I would complain to the theatre too. It sounds like the audience consisted entirely of 2 year olds!

sobernow Sat 30-Jul-05 14:28:18

Message withdrawn at poster's request.

marthamoo Sat 30-Jul-05 14:34:40

Mrs Angry of Macclesfield has written a letter to the Manchester Evening News (fingers crossed it gets printed) and I will cc it to the theatre management - I don't blame the theatre (though maybe an announcement at the beginning about mobiles and photography could be implemented). I'm still reeling - and saddened that this experience doesn't seem unique.

hmb - I have a quiet voice as perfected with misbehaving kids in the library. I remember one time a bunch of children were on the computer in the children's section and they had borrowed the "Human Body" Cd-Rom (and what bright spark thought that was a good idea). They had found the section on reproduction (of course!) and were listening to it and turning up the volume to full blast on certain words. So every few seconds an American voice would boom out into the library..."Vagina!" "Penis!" "Erection!" It was actually very funny, little old ladies were keeling over in shock by the Catherine Cooksons.

I crept up behind them and whispered in the ring leader's ear "I have your library card, and your phone number, would you like me to ring your parents or are you going to stop doing that right now?" Not another peep out of them...

happymerryberries Sat 30-Jul-05 14:35:26

And to be fair it wasn't the fault of the staff that the people in the audience didn't know how to behave. I doubt that the people on stage liked it any better than Marthamoo tbh.
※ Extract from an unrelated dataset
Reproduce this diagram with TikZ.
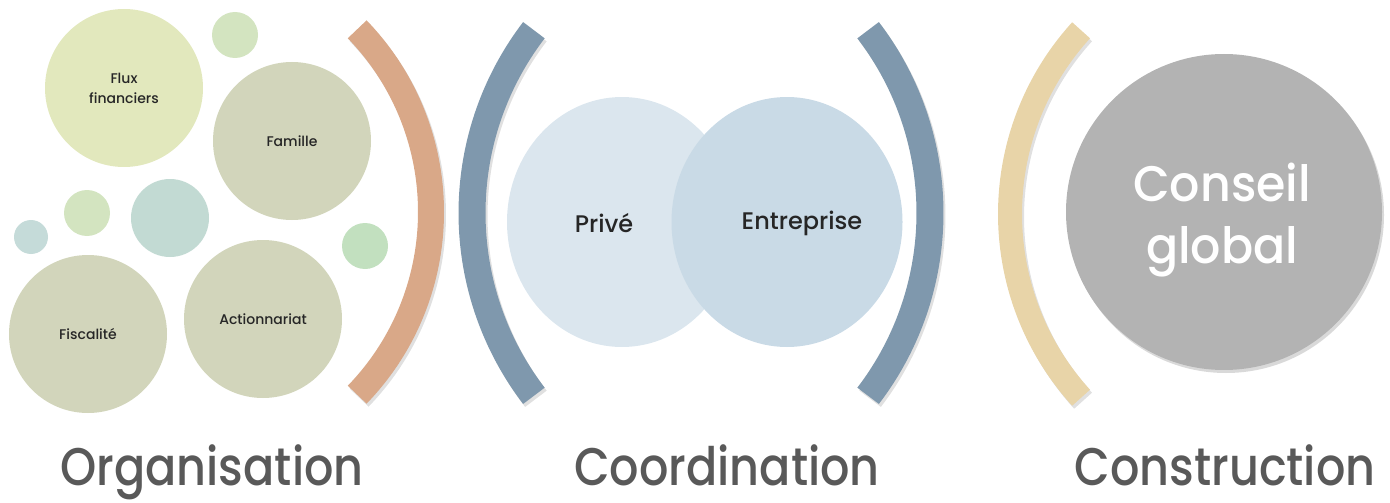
\documentclass[tikz,border=0pt]{standalone}
\usepackage{fontspec}
\setmainfont{Poppins}
\newfontfamily\pmed{Poppins Medium}
\usetikzlibrary{shapes.geometric}
\begin{document}
\begin{tikzpicture}[x=1pt,y=-1pt,
  bubble/.style={circle,inner sep=0pt,align=center,text=black!85,font=\pmed\fontsize{14}{20}\selectfont},
  big/.style={bubble,minimum size=158pt},
  band/.style={line width=#1,line cap=butt},
  shadowband/.style={line width=#1,draw=black,opacity=0.12,line cap=butt},
  label/.style={anchor=base,inner sep=0pt,text depth=0pt,text=black!65,font=\pmed\fontsize{53}{56}\selectfont,xscale=0.87}]
\definecolor{cFlux}{HTML}{E2E8BD}
\definecolor{cBig}{HTML}{D2D5BB}
\definecolor{cSmallG}{HTML}{D3E4C0}
\definecolor{cTeal}{HTML}{C2DAD3}
\definecolor{cTiny}{HTML}{C5DBD9}
\definecolor{cSmallG2}{HTML}{C2E0BF}
\definecolor{cOrange}{HTML}{D9A888}
\definecolor{cBlue}{HTML}{7F98AD}
\definecolor{cYellow}{HTML}{E8D4A8}
\definecolor{cPrive}{HTML}{DBE6EE}
\definecolor{cEntr}{HTML}{C9DAE6}
\definecolor{cConseil}{HTML}{B3B3B3}
\useasboundingbox (0,0) rectangle (1390,503);
% left cluster
\node[bubble,fill=cSmallG,minimum size=46pt] (s1) at (235,35) {};
\node[bubble,fill=cSmallG,minimum size=46pt] (s2) at (87,213) {};
\node[bubble,fill=cTiny,minimum size=34pt] (s3) at (31,237) {};
\node[bubble,fill=cTeal,minimum size=78pt] (s4) at (170,218) {};
\node[bubble,fill=cSmallG2,minimum size=46pt] (s5) at (365,246) {};
\node[big,fill=cFlux] (flux) at (124,88) {Flux\\financiers};
\node[big,fill=cBig] (famille) at (292,141) {Famille};
\node[big,fill=cBig] (fisc) at (88,334) {Fiscalité};
\node[big,fill=cBig] (action) at (263,319) {Actionnariat};
% arc centres
\coordinate (oc) at (168,212);
\coordinate (bl) at (773,213);
\coordinate (br) at (629,213);
\coordinate (yc) at (1283,214);
% shadows
\draw[shadowband=26pt] ([shift={(-44:263pt)}]oc) ++(2,3) arc[start angle=-44,end angle=44,radius=263pt];
\draw[shadowband=27pt] ([shift={(142.6:301pt)}]bl) ++(2,3) arc[start angle=142.6,end angle=217.4,radius=301pt];
\draw[shadowband=27pt] ([shift={(-37.4:301pt)}]br) ++(2,3) arc[start angle=-37.4,end angle=37.4,radius=301pt];
\draw[shadowband=24pt] ([shift={(137.7:273pt)}]yc) ++(2,3) arc[start angle=137.7,end angle=222.3,radius=273pt];
% bands
\draw[band=26pt,draw=cOrange] ([shift={(-44:263pt)}]oc) arc[start angle=-44,end angle=44,radius=263pt];
\draw[band=27pt,draw=cBlue] ([shift={(142.6:301pt)}]bl) arc[start angle=142.6,end angle=217.4,radius=301pt];
\draw[band=27pt,draw=cBlue] ([shift={(-37.4:301pt)}]br) arc[start angle=-37.4,end angle=37.4,radius=301pt];
\draw[band=24pt,draw=cYellow] ([shift={(137.7:273pt)}]yc) arc[start angle=137.7,end angle=222.3,radius=273pt];
% coordination
\node[ellipse,fill=cPrive,minimum width=230pt,minimum height=250pt,inner sep=0pt] (prive) at (622,222) {};
\node[ellipse,fill=cEntr,minimum width=231pt,minimum height=250pt,inner sep=0pt] (entr) at (787,222) {};
\node[font=\pmed\fontsize{24}{26}\selectfont,text=black!85] (tprive) at (604,223) {Privé};
\node[font=\pmed\fontsize{24}{26}\selectfont,text=black!85] (tentr) at (802,223) {Entreprise};
% conseil
\fill[black,opacity=0.15] (1226,215) circle[radius=158pt];
\node[circle,fill=cConseil,minimum size=316pt,inner sep=0pt] (conseil) at (1224,212) {};
\node[text=white,align=center,font=\pmed\fontsize{50}{62}\selectfont,xscale=0.95] (tconseil) at (1222,220) {Conseil\\global};
% labels
\node[label] (org) at (212,485) {Organisation};
\node[label] (coord) at (727,485) {Coordination};
\node[label] (constr) at (1225,485) {Construction};
\end{tikzpicture}
\end{document}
I was horrified at the last y6 open evening to see parents letting their kids run around when the Head was talking, and some of the parents even chatting to their kids when members of staff were talking and giving them information on what would be happening when the kids came into the school in September. If this is the example they are set, is it any wonder that people can't behave in a reasonable way in public?